This week's journal reviews on Doctors.net.uk
Journal Watch is a service provided to summarise some of the most popular medical journals.
Doctors.net.uk has a panel of specialist advisers responsible for reviewing a range of journals of general medical interest and some more specialised publications.
General Journal Watch is written by Dr Druin Burch, Consultant in Internal Medicine
This week's journals include....
Lowering blood pressure in acute stroke
The teaching has always been that hypertension should be left alone in the setting of acute stroke, and that lowering it might increase the area of anoxic brain tissue. This teaching is based on theory and animal experiments, and as such, isn't in the slightest bit trustworthy. That doesn't mean we should all have been using anti-hypertensives in this setting; our default position should be inaction until we've a warrant to act. This trial of 2,029 people with acute stroke shows that blood pressure lowering in the setting of acute stroke does indeed do no good, and probably causes harm. The old-fashioned teaching was right; conducting a trial to properly check on it, however, was thoroughly laudable. Two other big studies are underway, looking at the effect of intravenous and transdermal drugs in similar settings.

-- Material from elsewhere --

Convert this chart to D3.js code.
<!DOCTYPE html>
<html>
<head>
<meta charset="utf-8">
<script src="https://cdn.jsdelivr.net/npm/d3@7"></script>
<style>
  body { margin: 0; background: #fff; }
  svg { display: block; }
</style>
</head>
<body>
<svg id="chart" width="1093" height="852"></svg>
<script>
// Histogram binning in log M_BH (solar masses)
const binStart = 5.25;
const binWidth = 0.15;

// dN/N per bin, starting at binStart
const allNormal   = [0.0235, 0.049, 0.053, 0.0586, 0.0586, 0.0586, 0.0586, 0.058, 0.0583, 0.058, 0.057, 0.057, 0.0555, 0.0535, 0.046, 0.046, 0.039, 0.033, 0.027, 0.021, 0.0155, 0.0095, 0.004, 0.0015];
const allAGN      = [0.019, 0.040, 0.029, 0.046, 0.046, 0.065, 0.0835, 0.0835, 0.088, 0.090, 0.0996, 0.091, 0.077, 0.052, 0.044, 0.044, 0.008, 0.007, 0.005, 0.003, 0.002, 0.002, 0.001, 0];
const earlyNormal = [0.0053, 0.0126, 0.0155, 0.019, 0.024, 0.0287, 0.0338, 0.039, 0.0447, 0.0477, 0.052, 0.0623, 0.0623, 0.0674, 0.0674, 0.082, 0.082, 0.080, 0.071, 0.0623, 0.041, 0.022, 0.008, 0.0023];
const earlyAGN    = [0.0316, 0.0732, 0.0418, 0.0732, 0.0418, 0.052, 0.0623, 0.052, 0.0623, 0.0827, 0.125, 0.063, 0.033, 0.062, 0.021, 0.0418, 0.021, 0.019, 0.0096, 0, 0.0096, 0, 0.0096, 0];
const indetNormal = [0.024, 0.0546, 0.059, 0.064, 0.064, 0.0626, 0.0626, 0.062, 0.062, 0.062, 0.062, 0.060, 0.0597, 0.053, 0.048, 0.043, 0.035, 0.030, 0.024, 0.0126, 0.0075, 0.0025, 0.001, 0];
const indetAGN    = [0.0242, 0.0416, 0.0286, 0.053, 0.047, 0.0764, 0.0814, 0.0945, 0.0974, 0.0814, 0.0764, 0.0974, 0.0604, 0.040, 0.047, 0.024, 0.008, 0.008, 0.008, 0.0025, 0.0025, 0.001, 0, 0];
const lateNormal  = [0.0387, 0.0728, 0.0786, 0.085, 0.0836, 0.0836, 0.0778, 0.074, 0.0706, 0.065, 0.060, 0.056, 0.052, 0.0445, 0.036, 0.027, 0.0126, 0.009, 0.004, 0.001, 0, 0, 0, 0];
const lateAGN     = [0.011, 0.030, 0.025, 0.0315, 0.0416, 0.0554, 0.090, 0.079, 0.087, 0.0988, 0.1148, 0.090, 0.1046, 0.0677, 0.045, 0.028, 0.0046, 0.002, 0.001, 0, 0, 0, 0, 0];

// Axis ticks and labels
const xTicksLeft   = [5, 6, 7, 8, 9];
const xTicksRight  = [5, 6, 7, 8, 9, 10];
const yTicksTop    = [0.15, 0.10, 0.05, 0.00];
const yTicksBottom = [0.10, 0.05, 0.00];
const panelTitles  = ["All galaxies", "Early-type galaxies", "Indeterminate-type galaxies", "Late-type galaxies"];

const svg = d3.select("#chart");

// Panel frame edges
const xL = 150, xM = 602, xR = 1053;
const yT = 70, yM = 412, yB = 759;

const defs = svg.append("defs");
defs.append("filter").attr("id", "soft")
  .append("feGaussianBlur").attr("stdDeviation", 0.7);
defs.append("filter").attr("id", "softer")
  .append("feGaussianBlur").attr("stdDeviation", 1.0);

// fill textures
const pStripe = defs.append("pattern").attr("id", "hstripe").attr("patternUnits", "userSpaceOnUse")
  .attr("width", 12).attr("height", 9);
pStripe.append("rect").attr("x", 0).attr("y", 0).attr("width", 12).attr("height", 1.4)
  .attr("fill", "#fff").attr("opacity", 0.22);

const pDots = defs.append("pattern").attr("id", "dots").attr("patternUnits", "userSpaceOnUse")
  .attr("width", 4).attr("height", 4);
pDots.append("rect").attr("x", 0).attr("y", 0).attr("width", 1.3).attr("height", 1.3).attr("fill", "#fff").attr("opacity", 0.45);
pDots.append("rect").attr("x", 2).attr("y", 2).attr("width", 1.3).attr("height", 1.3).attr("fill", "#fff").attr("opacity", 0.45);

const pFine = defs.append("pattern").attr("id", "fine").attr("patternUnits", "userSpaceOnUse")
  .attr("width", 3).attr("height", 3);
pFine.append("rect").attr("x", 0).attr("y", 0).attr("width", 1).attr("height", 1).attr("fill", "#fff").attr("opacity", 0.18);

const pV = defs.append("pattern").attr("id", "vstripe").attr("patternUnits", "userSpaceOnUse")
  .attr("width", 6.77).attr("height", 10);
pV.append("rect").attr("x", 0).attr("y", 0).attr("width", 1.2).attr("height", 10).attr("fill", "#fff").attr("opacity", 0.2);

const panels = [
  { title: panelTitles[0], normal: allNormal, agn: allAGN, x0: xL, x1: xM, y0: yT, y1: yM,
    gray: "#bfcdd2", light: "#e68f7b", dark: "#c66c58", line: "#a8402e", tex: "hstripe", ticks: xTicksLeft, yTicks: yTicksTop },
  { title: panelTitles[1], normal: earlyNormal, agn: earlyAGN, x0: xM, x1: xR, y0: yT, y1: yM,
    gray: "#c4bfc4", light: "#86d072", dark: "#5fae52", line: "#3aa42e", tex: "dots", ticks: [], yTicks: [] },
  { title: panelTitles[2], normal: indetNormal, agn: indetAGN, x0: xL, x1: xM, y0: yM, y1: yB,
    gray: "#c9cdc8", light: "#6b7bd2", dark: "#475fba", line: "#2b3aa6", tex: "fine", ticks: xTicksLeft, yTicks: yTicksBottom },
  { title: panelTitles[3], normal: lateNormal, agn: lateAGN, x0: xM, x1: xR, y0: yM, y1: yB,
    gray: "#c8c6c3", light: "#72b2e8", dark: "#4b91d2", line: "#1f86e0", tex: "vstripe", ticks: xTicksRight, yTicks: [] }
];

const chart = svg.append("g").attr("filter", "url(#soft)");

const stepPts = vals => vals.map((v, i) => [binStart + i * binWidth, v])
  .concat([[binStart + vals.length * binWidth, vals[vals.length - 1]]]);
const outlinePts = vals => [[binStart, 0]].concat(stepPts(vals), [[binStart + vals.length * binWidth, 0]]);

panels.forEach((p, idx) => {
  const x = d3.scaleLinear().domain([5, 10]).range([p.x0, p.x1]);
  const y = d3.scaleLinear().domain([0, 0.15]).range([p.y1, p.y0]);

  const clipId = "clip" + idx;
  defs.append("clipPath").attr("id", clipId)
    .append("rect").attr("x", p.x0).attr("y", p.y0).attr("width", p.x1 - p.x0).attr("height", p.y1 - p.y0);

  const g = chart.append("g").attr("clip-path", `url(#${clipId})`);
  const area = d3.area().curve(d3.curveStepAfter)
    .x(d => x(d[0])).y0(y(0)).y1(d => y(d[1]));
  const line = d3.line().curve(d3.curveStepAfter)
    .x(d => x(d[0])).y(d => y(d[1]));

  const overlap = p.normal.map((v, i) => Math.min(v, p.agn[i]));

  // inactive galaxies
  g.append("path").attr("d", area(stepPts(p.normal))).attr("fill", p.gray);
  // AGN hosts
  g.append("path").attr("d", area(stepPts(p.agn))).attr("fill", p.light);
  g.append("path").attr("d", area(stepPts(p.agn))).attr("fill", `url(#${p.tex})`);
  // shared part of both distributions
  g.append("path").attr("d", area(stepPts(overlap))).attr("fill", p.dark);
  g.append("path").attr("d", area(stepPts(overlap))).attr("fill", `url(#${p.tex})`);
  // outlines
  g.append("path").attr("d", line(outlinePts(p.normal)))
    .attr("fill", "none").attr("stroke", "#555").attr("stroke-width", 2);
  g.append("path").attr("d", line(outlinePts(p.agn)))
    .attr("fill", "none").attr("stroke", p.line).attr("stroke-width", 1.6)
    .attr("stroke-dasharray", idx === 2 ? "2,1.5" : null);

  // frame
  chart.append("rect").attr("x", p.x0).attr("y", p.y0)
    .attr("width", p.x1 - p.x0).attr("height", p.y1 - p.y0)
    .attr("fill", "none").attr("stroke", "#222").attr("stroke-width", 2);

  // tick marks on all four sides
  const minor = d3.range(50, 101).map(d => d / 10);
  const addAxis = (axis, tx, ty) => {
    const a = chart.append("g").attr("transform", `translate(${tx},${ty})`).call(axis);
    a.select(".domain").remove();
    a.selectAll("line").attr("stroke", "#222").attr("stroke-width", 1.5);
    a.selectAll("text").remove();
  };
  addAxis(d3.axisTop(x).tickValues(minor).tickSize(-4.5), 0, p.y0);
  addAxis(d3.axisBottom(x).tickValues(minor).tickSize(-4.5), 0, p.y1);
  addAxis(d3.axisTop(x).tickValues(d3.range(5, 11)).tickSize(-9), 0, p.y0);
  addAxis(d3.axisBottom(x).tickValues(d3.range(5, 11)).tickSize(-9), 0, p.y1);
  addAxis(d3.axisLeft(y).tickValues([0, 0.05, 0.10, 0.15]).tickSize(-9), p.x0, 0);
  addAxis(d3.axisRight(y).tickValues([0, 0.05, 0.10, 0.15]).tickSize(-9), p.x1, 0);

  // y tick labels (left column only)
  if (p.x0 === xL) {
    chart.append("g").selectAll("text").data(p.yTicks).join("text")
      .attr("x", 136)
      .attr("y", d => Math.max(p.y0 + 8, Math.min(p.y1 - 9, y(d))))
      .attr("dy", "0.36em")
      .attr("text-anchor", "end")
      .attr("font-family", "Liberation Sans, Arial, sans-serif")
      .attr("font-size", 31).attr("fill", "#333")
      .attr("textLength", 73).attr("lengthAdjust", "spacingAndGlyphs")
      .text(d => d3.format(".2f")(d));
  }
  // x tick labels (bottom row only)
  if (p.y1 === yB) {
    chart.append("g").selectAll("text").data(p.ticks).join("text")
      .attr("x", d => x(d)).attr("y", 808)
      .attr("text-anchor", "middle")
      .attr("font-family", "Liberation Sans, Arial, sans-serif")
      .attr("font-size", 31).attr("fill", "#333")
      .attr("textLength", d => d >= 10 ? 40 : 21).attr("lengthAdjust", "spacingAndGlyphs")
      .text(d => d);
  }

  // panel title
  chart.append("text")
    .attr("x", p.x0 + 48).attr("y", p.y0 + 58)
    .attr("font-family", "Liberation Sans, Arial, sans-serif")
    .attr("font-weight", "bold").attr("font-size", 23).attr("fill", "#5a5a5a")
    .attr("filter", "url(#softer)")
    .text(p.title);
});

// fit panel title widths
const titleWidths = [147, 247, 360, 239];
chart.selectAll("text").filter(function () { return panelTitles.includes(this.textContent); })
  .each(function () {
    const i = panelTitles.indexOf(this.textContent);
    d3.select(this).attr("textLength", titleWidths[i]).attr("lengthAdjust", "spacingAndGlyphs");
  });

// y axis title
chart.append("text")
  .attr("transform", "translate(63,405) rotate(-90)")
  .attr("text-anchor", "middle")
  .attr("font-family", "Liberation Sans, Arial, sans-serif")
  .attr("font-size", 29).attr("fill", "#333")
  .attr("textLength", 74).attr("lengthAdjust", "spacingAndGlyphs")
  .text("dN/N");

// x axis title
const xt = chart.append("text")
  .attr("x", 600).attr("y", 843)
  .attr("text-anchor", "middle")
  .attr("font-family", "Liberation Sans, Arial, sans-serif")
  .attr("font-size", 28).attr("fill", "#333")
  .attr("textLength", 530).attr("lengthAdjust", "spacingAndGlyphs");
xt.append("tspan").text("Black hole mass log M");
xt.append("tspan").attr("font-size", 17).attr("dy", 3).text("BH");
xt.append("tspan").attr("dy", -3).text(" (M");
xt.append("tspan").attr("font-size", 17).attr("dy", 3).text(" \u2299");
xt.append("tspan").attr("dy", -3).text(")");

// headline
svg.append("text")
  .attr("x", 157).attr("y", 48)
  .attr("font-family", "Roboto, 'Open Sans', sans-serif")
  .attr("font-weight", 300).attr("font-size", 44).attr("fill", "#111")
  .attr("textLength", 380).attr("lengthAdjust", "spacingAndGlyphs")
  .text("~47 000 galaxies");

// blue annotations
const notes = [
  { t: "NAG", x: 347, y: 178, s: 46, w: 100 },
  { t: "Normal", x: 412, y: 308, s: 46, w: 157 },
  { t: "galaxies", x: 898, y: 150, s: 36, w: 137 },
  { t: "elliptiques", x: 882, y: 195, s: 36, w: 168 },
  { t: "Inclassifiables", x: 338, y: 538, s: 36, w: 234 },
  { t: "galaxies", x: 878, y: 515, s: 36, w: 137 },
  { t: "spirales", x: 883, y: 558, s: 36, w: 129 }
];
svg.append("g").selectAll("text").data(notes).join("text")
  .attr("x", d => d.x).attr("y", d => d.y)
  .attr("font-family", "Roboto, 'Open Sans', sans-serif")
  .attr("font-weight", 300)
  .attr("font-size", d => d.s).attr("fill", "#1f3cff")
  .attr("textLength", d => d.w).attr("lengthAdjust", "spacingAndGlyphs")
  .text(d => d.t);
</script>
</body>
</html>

The health impacts of alcohol
At the close of his life, Winston Churchill looked back at long decades of over-consumption. Despite its drawbacks, he concluded he had got more out of alcohol than it had gotten out of him. The same is almost certainly true of the overall relationship between humanity and this particular drug. Understanding the health impact of different doses is important, since it can be a factor (not necessarily the deciding one) in the choices we make. The first of these two BMJ studies looks at the observational evidence we've gathered so far in relation to cardiovascular outcomes; the second looks at the impact of drinking on particular biomarkers. Neither one is as useful as the pre-existing evidence looking at alcohol's overall effect on all outcomes, and neither one suggests anything novel. Teetotalism is bad for your health and the government, if it was morally consistent, should be pressurising people to avoid it.
Farmyard bugs are good for you
The 'hygiene hypothesis' has been around for a while, and this study adds more useful weight to it without providing anything that's really novel. We know that asthma prevalence is rising massively in the First World, and we've observed repeatedly that being exposed to a range of bugs in youth is associated with a much reduced risk of asthma and other atopic diseases as you grow. The two studies that make up this paper look at those who are raised on a farm, finding their microbiological exposure is broader than others and their atopic tendencies diminished.